L’échange impossible est partout. Dans la sphère économique, tout chose est en principe échangeable, puisque c’est sa condition d’entrée dans ce champ. Mais la sphère économique elle-même n’est échangeable contre rien. Il n’y a pas de méta-économie, de transcendance à laquelle elle pourrait se mesurer. On peut tenir le même raisonnement à propos du monde lui-même.

« Tout concourt à nous faire vivre dans un monde qui baigne dans une incertitude définitive. Il ne s’agit plus de cette incertitude relative qui tient aux retards de la science, à des structures mentales trop peu sophistiquées. Il y aura toujours cette ligne au-delà de laquelle un système, ne pouvant plus faire la preuve de lui-même, se retourne à ce moment contre soi. En physique, le principe d’incertitude stipule qu’on ne peut à la fois définir la situation et la vitesse d’une particule. Pour nous, il signifie qu’on ne peut jamais à la fois définir une chose – la vie, par exemple – et son prix. On ne peut saisir en même temps le réel et son signe: plus jamais on ne maîtrisera les deux simultanément. » (p. 78)


La dualité

Les mondes parallèles sont la conséquence d’une réalité qui se dissocie parce qu’on a trop voulu l’unifier, l’homogénéiser.

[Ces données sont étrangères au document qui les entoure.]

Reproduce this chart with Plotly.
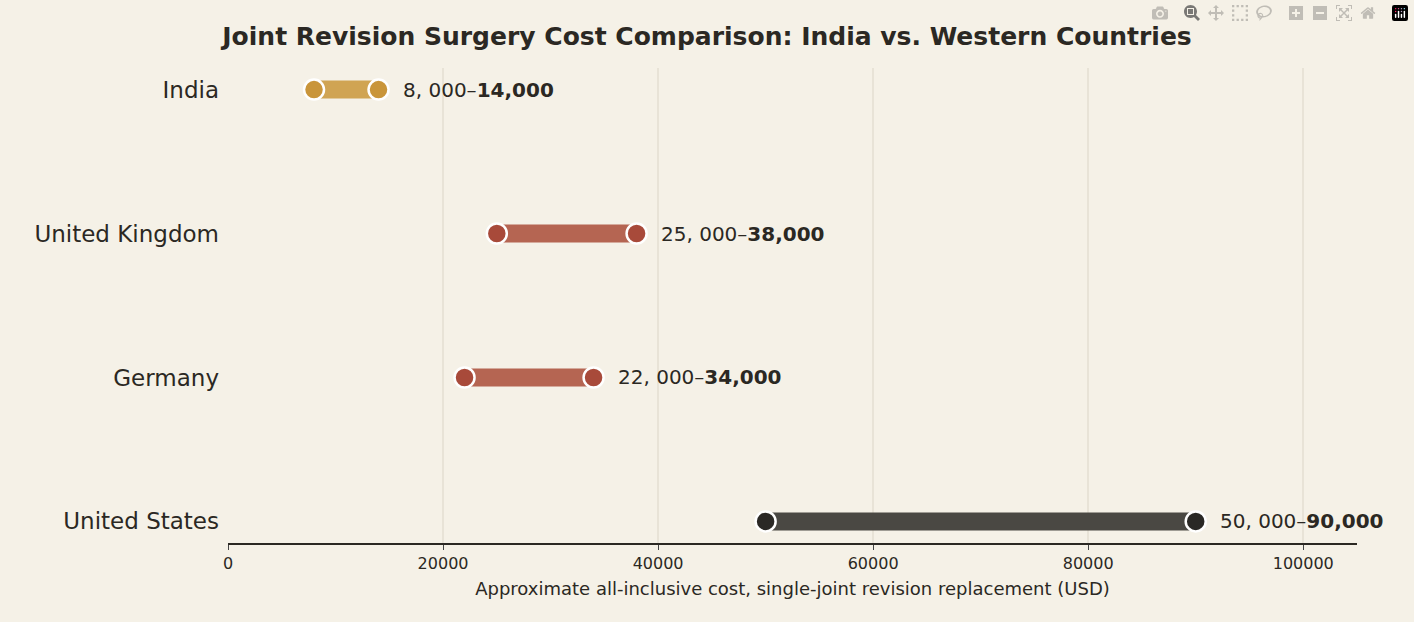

« Pour ma part, je trouve beaucoup plus fascinant de poser au principe une dualité irréversible, irréconciliable. Nous opposons le bien et le mal en termes dialectiques en sorte qu’une morale soit possible, c’est-à-dire qu’on puisse opter pour l’un ou l’autre. Or rien ne sit qu’on ait réellement ce choix, à cause d’une réversibilité perverse qui fait que, la plupart du temps, toutes les tentatives de faire le bien produisent, à moyen ou à long terme, le mal. Le contraire existe aussi d’ailleurs, où le mal aboutit à un bien. Il y a aussi des effets de bien et de mal totalement contingents, totalement flottants, au point qu’il est illusoire de considérer séparément les deux principes et de penser qu’il y a entre eux un choix possible fondé sur une quelconque raison morale. » (p. 80-81)


La pensée

Le monde nous pense, mais cela, c’est nous qui le pensons...

Il est impossible de penser le monde, parce que, quelque part, lui nous pense.